| Task details |
Return the lines that follow, exactly as they appear, from the first through the one containing "BIN_LO, BIN_W = 24, 4"; no pictures are to be included.

= = = =

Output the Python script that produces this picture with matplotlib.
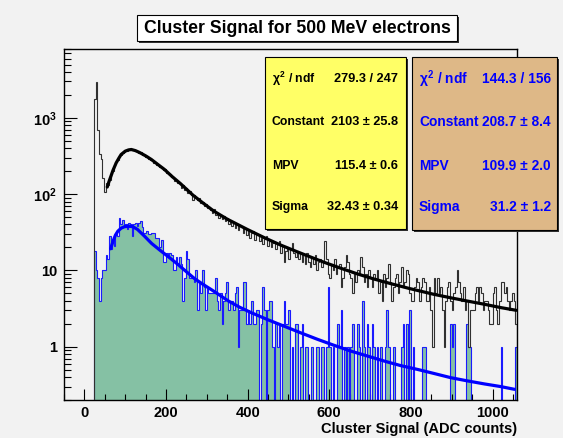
import numpy as np
import matplotlib
matplotlib.use('Agg')
import matplotlib.pyplot as plt
from matplotlib.patches import Rectangle
from matplotlib.ticker import MultipleLocator, LogLocator, NullFormatter

plt.rcParams['font.family'] = ['Liberation Sans', 'DejaVu Sans']
plt.rcParams['font.weight'] = 'bold'
plt.rcParams['mathtext.fontset'] = 'custom'
plt.rcParams['mathtext.rm'] = 'Liberation Sans:bold'
plt.rcParams['mathtext.bf'] = 'Liberation Sans:bold'
plt.rcParams['mathtext.it'] = 'Liberation Sans:bold'

W, H = 563, 438
BG = '#f2f2f2'
GREEN = '#85c1a4'

# ── Data ──────────────────────────────────────────────────────────────────────
# histograms: bins of 4 ADC counts starting at 24
BIN_LO, BIN_W = 24, 4

black_counts = [
    1780, 2940, 690, 340, 285, 165, 108, 138, 131, 152,   # 24-64
    181, 199, 238, 262, 277, 310, 322, 350, 358, 376,      # 64-104
    372, 395, 380, 379, 383, 364, 371, 349, 352, 330,      # 104-144
    331, 309, 314, 290, 283, 281, 258, 260, 239, 241,      # 144-184
    226, 229, 208, 211, 190, 183, 186, 168, 170, 150,      # 184-224
    152, 139, 141, 122, 131, 115, 119, 104, 110, 98,       # 224-264
    84, 97, 92, 83, 88, 76, 79, 70, 75, 66,                # 264-304
    68, 62, 57, 63, 53, 57, 49, 54, 47, 52,                # 304-344
    44, 49, 41, 45, 38, 43, 36, 41, 34, 38,                # 344-384
    37, 31, 36, 29, 33, 27, 31, 33, 25, 29,                # 384-424
    29, 24, 27, 22, 26, 28, 21, 24, 20, 23,                # 424-464
    23, 19, 22, 24, 17, 21, 13, 18, 20, 14,                # 464-504
    19, 23, 17, 15, 18, 14, 17, 13, 16, 12,                # 504-544
    17, 13, 11, 15, 12, 16, 10, 13, 14, 11,                # 544-584
    13, 24, 14, 9, 8, 12, 10, 14, 9, 11,                   # 584-624
    12, 6, 8, 11, 16, 13, 9, 8, 5, 9,                      # 624-664
    7, 10, 9, 15, 11, 7, 9, 6, 10, 8,                      # 664-704
    6, 9, 8, 10, 5, 7, 4, 9, 6, 8,                         # 704-744
    12, 7, 4, 6, 8, 9, 5, 7, 11, 6,                        # 744-784
    7, 10, 9, 5, 4, 4, 6, 8, 7, 4,                         # 784-824
    6, 8, 7, 4, 4, 6, 3, 1, 8, 5,                          # 824-864
    8, 5, 6, 3, 1, 4, 6, 7, 4, 3,                          # 864-904
    5, 6, 10, 7, 5, 4, 6, 3, 4, 1,                         # 904-944
    3, 3, 3, 5, 6, 4, 6, 5, 3, 4,                          # 944-984
    4, 3, 2, 2, 5, 6, 3, 2, 4, 7,                          # 984-1024
    7, 5, 6, 4, 3, 4, 5, 4, 2,                             # 1024-1060
]

blue_counts = [
    18, 10, 8, 4, 8, 10, 10, 16, 14, 28,     # 24-64
    19, 24, 21, 30, 28, 48, 40, 46, 37, 40,  # 64-104
    35, 42, 40, 28, 40, 42, 38, 42, 44, 37,  # 104-144
    31, 31, 33, 30, 30, 31, 31, 27, 27, 27,  # 144-184
    20, 25, 13, 13, 17, 15, 17, 16, 10, 10,  # 184-224
    15, 12, 15, 12, 4, 8, 18, 14, 8, 8,      # 224-264
    8, 7, 10, 3, 7, 5, 10, 6, 3, 6,          # 264-304
    5, 5, 5, 5, 8, 4, 3, 5, 2, 4,            # 304-344
    5, 7, 3, 4, 4, 3, 5, 6, 1, 3,            # 344-384
    3, 7, 7, 2, 3, 2, 4, 2, 2, 3,            # 384-424
    3, 0, 2, 6, 3, 0, 3, 4, 4, 1,            # 424-464
    0, 2, 1, 2, 0, 2, 4, 2, 2, 3,            # 464-504
    0, 1, 0, 2, 2, 0, 1, 2, 0, 1,            # 504-544
    1, 0, 0, 1, 0, 0, 1, 1, 0, 1,            # 544-584
    1, 0, 1, 6, 1, 0, 1, 0, 0, 2,            # 584-624
    1, 3, 0, 1, 0, 1, 0, 1, 2, 0,            # 624-664
    0, 2, 1, 0, 4, 1, 0, 2, 1, 0,            # 664-704
    2, 1, 0, 1, 0, 1, 0, 0, 1, 3,            # 704-744
    1, 0, 0, 1, 0, 0, 0, 0, 1, 2,            # 744-784
    0, 2, 0, 3, 0, 1, 0, 0, 0, 0,            # 784-824
    0, 1, 1, 0, 0, 0, 0, 0, 0, 0,            # 824-864
    0, 0, 0, 0, 0, 0, 0, 0, 2, 1,            # 864-904
    2, 0, 0, 0, 0, 0, 0, 0, 2, 1,            # 904-944
    1, 0, 0, 0, 0, 0, 0, 0, 0, 0,            # 944-984
    0, 0, 0, 0, 0, 0, 0, 0, 0, 1,            # 984-1024
    0, 0, 0, 0, 0, 0, 0, 0, 1,               # 1024-1060
]

# Landau fit curves
black_fit_x = [56, 60, 65, 70, 78, 85, 90, 100, 108, 115, 125, 135, 150, 164, 180,
               196, 215, 235, 266, 290, 317, 350, 399, 440, 481, 522, 587, 630,
               669, 710, 751, 796, 857, 900, 939, 980, 1021, 1058]
black_fit_y = [124, 145, 172, 205, 258, 300, 331, 366, 380, 385, 372, 352, 318, 285, 245,
               211, 170, 138, 97, 77, 60, 47, 34.5, 27, 21.5, 17.5, 12.8, 10.6,
               9.0, 7.7, 6.7, 5.8, 4.85, 4.35, 3.96, 3.6, 3.25, 3.0]
blue_fit_x = [64, 70, 76, 82, 90, 98, 108, 119, 130, 147, 165, 188, 210, 229, 250,
              270, 290, 311, 330, 352, 380, 409, 450, 489, 530, 571, 610, 653,
              695, 735, 775, 816, 857, 898, 940, 980, 1020, 1054]
blue_fit_y = [19.2, 24, 29, 32.7, 35.8, 37.4, 38, 37.4, 34.5, 28.2, 22.5, 17.9, 14.5, 12, 9.6,
              7.8, 6.6, 5.6, 4.8, 4.0, 3.3, 2.79, 2.25, 1.86, 1.52, 1.25, 1.05, 0.875,
              0.75, 0.647, 0.565, 0.504, 0.445, 0.392, 0.355, 0.325, 0.30, 0.276]

stat_labels = [r'$\chi^{2}$ / ndf', 'Constant', 'MPV', 'Sigma']
black_stats = ['279.3 / 247', '2103 \u00b1 25.8', '115.4 \u00b1 0.6', '32.43 \u00b1 0.34']
blue_stats = ['144.3 / 156', '208.7 \u00b1 8.4', '109.9 \u00b1 2.0', '31.2 \u00b1 1.2']

title = 'Cluster Signal for 500 MeV electrons'
x_label = 'Cluster Signal (ADC counts)'

# ── Figure ────────────────────────────────────────────────────────────────────
def fx(px):
    return px / W

def fy(py):
    return 1 - py / H

fig = plt.figure(figsize=(W / 100, H / 100), dpi=100)
fig.patch.set_facecolor(BG)
ax = fig.add_axes([fx(64), fy(400), fx(517) - fx(64), fy(49) - fy(400)])
ax.set_facecolor(BG)

edges = BIN_LO + BIN_W * np.arange(len(black_counts) + 1)
floor = 1e-3
blue_arr = np.array(blue_counts, dtype=float)
blue_arr[blue_arr <= 0] = floor

ax.stairs(blue_arr, edges, fill=True, color=GREEN, baseline=floor, zorder=1)
ax.stairs(blue_arr, edges, color='#1a1aff', lw=0.8, baseline=floor, zorder=2)
ax.stairs(black_counts, edges, color='#303030', lw=0.8, baseline=floor, zorder=3)
ax.plot(black_fit_x, black_fit_y, color='black', lw=2.3, zorder=4, solid_capstyle='round')
ax.plot(blue_fit_x, blue_fit_y, color='#0000ff', lw=2.3, zorder=4, solid_capstyle='round')

ax.set_yscale('log')
ax.set_xlim(-50, 1060)
ax.set_ylim(0.2, 8000)

ax.set_xticks([0, 200, 400, 600, 800, 1000])
ax.xaxis.set_minor_locator(MultipleLocator(50))
ax.set_yticks([1, 10, 100, 1000],
              labels=['1', '10', r'$\mathbf{10^{2}}$', r'$\mathbf{10^{3}}$'])
ax.yaxis.set_minor_locator(LogLocator(base=10, subs=np.arange(2, 10)))
ax.yaxis.set_minor_formatter(NullFormatter())

ax.tick_params(axis='both', which='both', direction='in', top=False, right=False,
               labelsize=10.5, colors='black')
ax.tick_params(axis='x', which='major', length=8, width=0.8, pad=4)
ax.tick_params(axis='x', which='minor', length=4, width=0.8)
ax.tick_params(axis='y', which='major', length=9.5, width=0.8, pad=5)
ax.tick_params(axis='y', which='minor', length=5, width=0.8)
for lab in ax.get_xticklabels() + ax.get_yticklabels():
    lab.set_fontweight('bold')
for sp in ax.spines.values():
    sp.set_linewidth(1.0)
    sp.set_color('black')

fig.text(fx(517), fy(429), x_label, ha='right', va='center', fontsize=10.5,
         fontweight='bold')

# ── Title box ─────────────────────────────────────────────────────────────────
def box(x0, y0, x1, y1, face, shadow=2):
    fig.patches.append(Rectangle((fx(x0 + shadow), fy(y1 + shadow)), fx(x1) - fx(x0),
                                 fy(y0) - fy(y1), transform=fig.transFigure,
                                 facecolor='#303030', edgecolor='none', zorder=5))
    fig.patches.append(Rectangle((fx(x0), fy(y1)), fx(x1) - fx(x0), fy(y0) - fy(y1),
                                 transform=fig.transFigure, facecolor=face,
                                 edgecolor='black', lw=0.8, zorder=6))

box(137, 15, 457, 41, 'white')
fig.text(fx(297), fy(28.5), title, ha='center', va='center', fontsize=12.7,
         fontweight='bold', zorder=7)

# ── Stats boxes ───────────────────────────────────────────────────────────────
rows_y = [79, 122, 166, 207]
box(265, 57, 406, 229, '#ffff66')
for lab, val, y in zip(stat_labels, black_stats, rows_y):
    fig.text(fx(272), fy(y), lab, ha='left', va='center', fontsize=8.8,
             fontweight='bold', zorder=7)
    fig.text(fx(398), fy(y), val, ha='right', va='center', fontsize=9.2,
             fontweight='bold', zorder=7)

box(412, 57, 557, 230, '#deb887')
for lab, val, y in zip(stat_labels, blue_stats, rows_y):
    fig.text(fx(419), fy(y), lab, ha='left', va='center', fontsize=9.9,
             fontweight='bold', color='#0000ff', zorder=7)
    fig.text(fx(551), fy(y), val, ha='right', va='center', fontsize=9.9,
             fontweight='bold', color='#0000ff', zorder=7)

fig.savefig('out.png', dpi=100, facecolor=BG)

= = = =

| The reply |
Output the Python script that produces this picture with matplotlib.
import numpy as np
import matplotlib
matplotlib.use('Agg')
import matplotlib.pyplot as plt
from matplotlib.patches import Rectangle
from matplotlib.ticker import MultipleLocator, LogLocator, NullFormatter

plt.rcParams['font.family'] = ['Liberation Sans', 'DejaVu Sans']
plt.rcParams['font.weight'] = 'bold'
plt.rcParams['mathtext.fontset'] = 'custom'
plt.rcParams['mathtext.rm'] = 'Liberation Sans:bold'
plt.rcParams['mathtext.bf'] = 'Liberation Sans:bold'
plt.rcParams['mathtext.it'] = 'Liberation Sans:bold'

W, H = 563, 438
BG = '#f2f2f2'
GREEN = '#85c1a4'

# ── Data ──────────────────────────────────────────────────────────────────────
# histograms: bins of 4 ADC counts starting at 24
BIN_LO, BIN_W = 24, 4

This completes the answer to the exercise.